My tastes have only grown over time and narrowed in some ways as well, especially recently. When it comes to music for me personally it was an almost spiritual journey and in a way saved my life. I could live without games and such, but wouldn't ever go without music. I love what's releasing now albeit underground far away from the mainstream. I don't care, like what you like I'm not here to throw shade. But I hope people will offer that same sentiment.

So, for many folks I've seen throughout my life complain about the "new" or current year stuff, there have been a few who can't really put forth an eloquent argument as to why the new things are lesser or bad save for one or two examples. I could hurl an onslaught of critic at whatever I felt deserved it ala Razorfist since I can thankfully formulate my own opinions. Things of the past are interesting and had their time, and just as now there were plenty of problems and turds. As time ebbs ever onward so too does the tide that brings about new issues.

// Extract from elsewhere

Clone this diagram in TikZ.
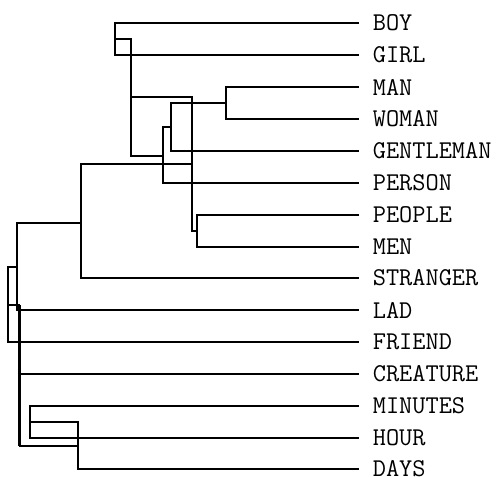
\documentclass[tikz,border=0pt]{standalone}
\begin{document}
\begin{tikzpicture}[x=1pt,y=-1pt,line width=1.7pt,line join=miter,
  lab/.style={anchor=west,inner sep=0pt,font=\fontsize{25.6}{26}\selectfont\ttfamily},
  link/.style={draw=black},
  heavy/.style={line width=2.3pt}]
\useasboundingbox (0,0) rectangle (499,477);
\foreach \n/\t/\y in {boy/BOY/23,girl/GIRL/55,man/MAN/87,woman/WOMAN/119,
  gentleman/GENTLEMAN/151,person/PERSON/183,people/PEOPLE/215,men/MEN/247,
  stranger/STRANGER/278,lad/LAD/310,friend/FRIEND/342,creature/CREATURE/374,
  minutes/MINUTES/406,hour/HOUR/438,days/DAYS/469}{
  \coordinate (\n) at (359,\y);
  \node[lab] (\n L) at (372,\y) {\t};
}
% cluster points
\coordinate (c1) at (115,39);
\coordinate (c2) at (226,103);
\coordinate (c3) at (171,127);
\coordinate (c4) at (163,156);
\coordinate (c5) at (131,97);
\coordinate (c6) at (197,231);
\coordinate (c7) at (192,164);
\coordinate (c8) at (81,223);
\coordinate (c9) at (17,267);
\coordinate (c10) at (8,305);
\coordinate (c11) at (19.5,305);
\coordinate (c12) at (30,422);
\coordinate (c13) at (78,446);
% merges
\draw[link] (boy) -- (boy -| c1) -- (girl -| c1) -- (girl);
\draw[link] (man) -- (man -| c2) -- (woman -| c2) -- (woman);
\draw[link] (c2) -- (c2 -| c3) -- (gentleman -| c3) -- (gentleman);
\draw[link] (c3) -- (c3 -| c4) -- (person -| c4) -- (person);
\draw[link] (c1) -- (c1 -| c5) -- (c4 -| c5) -- (c4);
\draw[link] (people) -- (people -| c6) -- (men -| c6) -- (men);
\draw[link] (c5) -- (c5 -| c7) -- (c6 -| c7) -- (c6);
\draw[link] (c7) -- (c7 -| c8) -- (stranger -| c8) -- (stranger);
\draw[link] (c8) -- (c8 -| c9) -- (lad -| c9) -- (lad);
\draw[link] (c9) -- (c9 -| c10) -- (friend -| c10) -- (friend);
\draw[link] (minutes) -- (minutes -| c12) -- (hour -| c12) -- (hour);
\draw[link] (c12) -- (c12 -| c13) -- (days -| c13) -- (days);
\draw[link] (c10) -- (c10 -| c11) -- (c13 -| c11) -- (c13);
\draw[link] (creature) -- (creature -| c11);
% heavier strokes seen in the reference
\draw[heavy] (c5) -- (c5 -| c7);
\draw[heavy] (people -| c6) -- (men -| c6) -- (men);
\draw[heavy] (stranger -| c8) -- (stranger);
\draw[heavy] (lad -| c11) -- (lad);
\draw[heavy] (c11) -- (c13 -| c11);
\end{tikzpicture}
\end{document}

I personally think its a cultural issue that has taken the west by storm over the course of several decades. Most mainstream things are sadly lacking and have done so for a looooong time, and many people are well programmed to consume new thing, don't ask questions. People from older gens or those now aging up a segment might find themselves at odds with what is being pushed as "art" in any space. That's normal. But then again I've never been normal. So take my opinion with a grain of salt.
 

Danny Dudekisser

I paid good money for this Dynex!
The thing that these "it's just nostalgia" arguments ignore is that... well, what if the '90s and early 2000s really was a good time for games? What if things like faster pacing, less bloat, more emphasis on skill, and a willingness to experiment with risky concepts were actually virtues? These arguments act as though you're simply not allowed to believe that modern AAA games aren't better, because well... they're newer! And they spent a lot of money on them, and you can't just ignore the newest Ubisoft game because diversity is our strength.

No, fuck off.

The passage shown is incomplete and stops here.